— Start —

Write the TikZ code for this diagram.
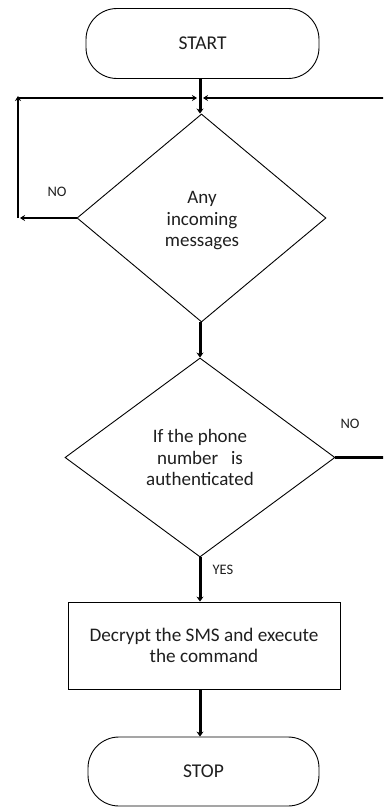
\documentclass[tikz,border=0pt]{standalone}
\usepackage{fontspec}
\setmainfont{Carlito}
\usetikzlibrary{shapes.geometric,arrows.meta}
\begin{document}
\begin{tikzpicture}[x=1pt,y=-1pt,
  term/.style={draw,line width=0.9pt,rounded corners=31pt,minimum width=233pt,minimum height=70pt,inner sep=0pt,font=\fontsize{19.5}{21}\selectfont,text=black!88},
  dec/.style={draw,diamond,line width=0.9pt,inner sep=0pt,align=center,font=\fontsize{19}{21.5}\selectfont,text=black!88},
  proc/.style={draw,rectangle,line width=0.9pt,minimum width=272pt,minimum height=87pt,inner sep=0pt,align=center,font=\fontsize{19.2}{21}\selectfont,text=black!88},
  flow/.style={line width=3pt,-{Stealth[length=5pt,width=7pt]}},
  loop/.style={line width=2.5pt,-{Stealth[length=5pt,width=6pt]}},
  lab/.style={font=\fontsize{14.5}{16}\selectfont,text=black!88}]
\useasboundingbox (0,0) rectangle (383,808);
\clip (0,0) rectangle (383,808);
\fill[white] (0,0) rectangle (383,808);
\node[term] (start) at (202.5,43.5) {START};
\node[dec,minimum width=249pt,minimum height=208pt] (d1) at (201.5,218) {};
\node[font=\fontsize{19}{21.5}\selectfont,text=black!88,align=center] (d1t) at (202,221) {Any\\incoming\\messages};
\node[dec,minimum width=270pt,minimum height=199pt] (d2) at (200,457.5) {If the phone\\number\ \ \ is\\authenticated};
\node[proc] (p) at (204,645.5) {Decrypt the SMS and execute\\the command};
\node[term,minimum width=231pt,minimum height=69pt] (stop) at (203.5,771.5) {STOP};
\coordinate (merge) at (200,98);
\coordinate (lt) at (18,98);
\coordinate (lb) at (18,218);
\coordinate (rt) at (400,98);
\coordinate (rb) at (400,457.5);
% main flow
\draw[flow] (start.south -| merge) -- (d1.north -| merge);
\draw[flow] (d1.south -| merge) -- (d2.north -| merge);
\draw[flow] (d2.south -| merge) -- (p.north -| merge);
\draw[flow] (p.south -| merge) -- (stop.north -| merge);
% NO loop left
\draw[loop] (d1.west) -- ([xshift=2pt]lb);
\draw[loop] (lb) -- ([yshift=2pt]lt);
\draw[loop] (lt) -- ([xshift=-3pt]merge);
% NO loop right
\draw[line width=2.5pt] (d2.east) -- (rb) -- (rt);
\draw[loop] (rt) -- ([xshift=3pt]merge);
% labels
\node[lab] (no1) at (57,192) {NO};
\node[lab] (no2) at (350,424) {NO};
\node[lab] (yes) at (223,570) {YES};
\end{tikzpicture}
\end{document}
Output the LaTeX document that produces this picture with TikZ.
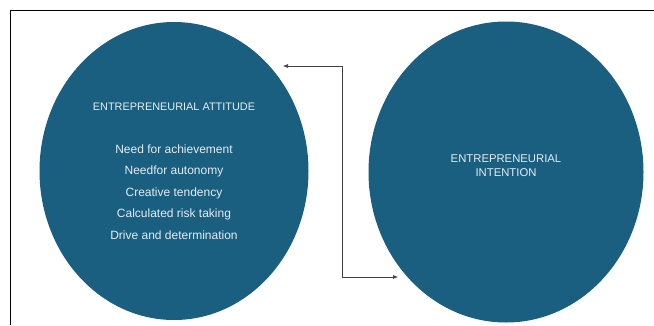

— End —

● The problem: All of the lines above should be printed exactly, minus the pictures.

● Response:
Write the TikZ code for this diagram.
\documentclass[tikz,border=0pt]{standalone}
\usepackage{fontspec}
\setmainfont{Carlito}
\usetikzlibrary{shapes.geometric,arrows.meta}
\begin{document}
\begin{tikzpicture}[x=1pt,y=-1pt,
  term/.style={draw,line width=0.9pt,rounded corners=31pt,minimum width=233pt,minimum height=70pt,inner sep=0pt,font=\fontsize{19.5}{21}\selectfont,text=black!88},
  dec/.style={draw,diamond,line width=0.9pt,inner sep=0pt,align=center,font=\fontsize{19}{21.5}\selectfont,text=black!88},
  proc/.style={draw,rectangle,line width=0.9pt,minimum width=272pt,minimum height=87pt,inner sep=0pt,align=center,font=\fontsize{19.2}{21}\selectfont,text=black!88},
  flow/.style={line width=3pt,-{Stealth[length=5pt,width=7pt]}},
  loop/.style={line width=2.5pt,-{Stealth[length=5pt,width=6pt]}},
  lab/.style={font=\fontsize{14.5}{16}\selectfont,text=black!88}]
\useasboundingbox (0,0) rectangle (383,808);
\clip (0,0) rectangle (383,808);
\fill[white] (0,0) rectangle (383,808);
\node[term] (start) at (202.5,43.5) {START};
\node[dec,minimum width=249pt,minimum height=208pt] (d1) at (201.5,218) {};
\node[font=\fontsize{19}{21.5}\selectfont,text=black!88,align=center] (d1t) at (202,221) {Any\\incoming\\messages};
\node[dec,minimum width=270pt,minimum height=199pt] (d2) at (200,457.5) {If the phone\\number\ \ \ is\\authenticated};
\node[proc] (p) at (204,645.5) {Decrypt the SMS and execute\\the command};
\node[term,minimum width=231pt,minimum height=69pt] (stop) at (203.5,771.5) {STOP};
\coordinate (merge) at (200,98);
\coordinate (lt) at (18,98);
\coordinate (lb) at (18,218);
\coordinate (rt) at (400,98);
\coordinate (rb) at (400,457.5);
% main flow
\draw[flow] (start.south -| merge) -- (d1.north -| merge);
\draw[flow] (d1.south -| merge) -- (d2.north -| merge);
\draw[flow] (d2.south -| merge) -- (p.north -| merge);
\draw[flow] (p.south -| merge) -- (stop.north -| merge);
% NO loop left
\draw[loop] (d1.west) -- ([xshift=2pt]lb);
\draw[loop] (lb) -- ([yshift=2pt]lt);
\draw[loop] (lt) -- ([xshift=-3pt]merge);
% NO loop right
\draw[line width=2.5pt] (d2.east) -- (rb) -- (rt);
\draw[loop] (rt) -- ([xshift=3pt]merge);
% labels
\node[lab] (no1) at (57,192) {NO};
\node[lab] (no2) at (350,424) {NO};
\node[lab] (yes) at (223,570) {YES};
\end{tikzpicture}
\end{document}
Output the LaTeX document that produces this picture with TikZ.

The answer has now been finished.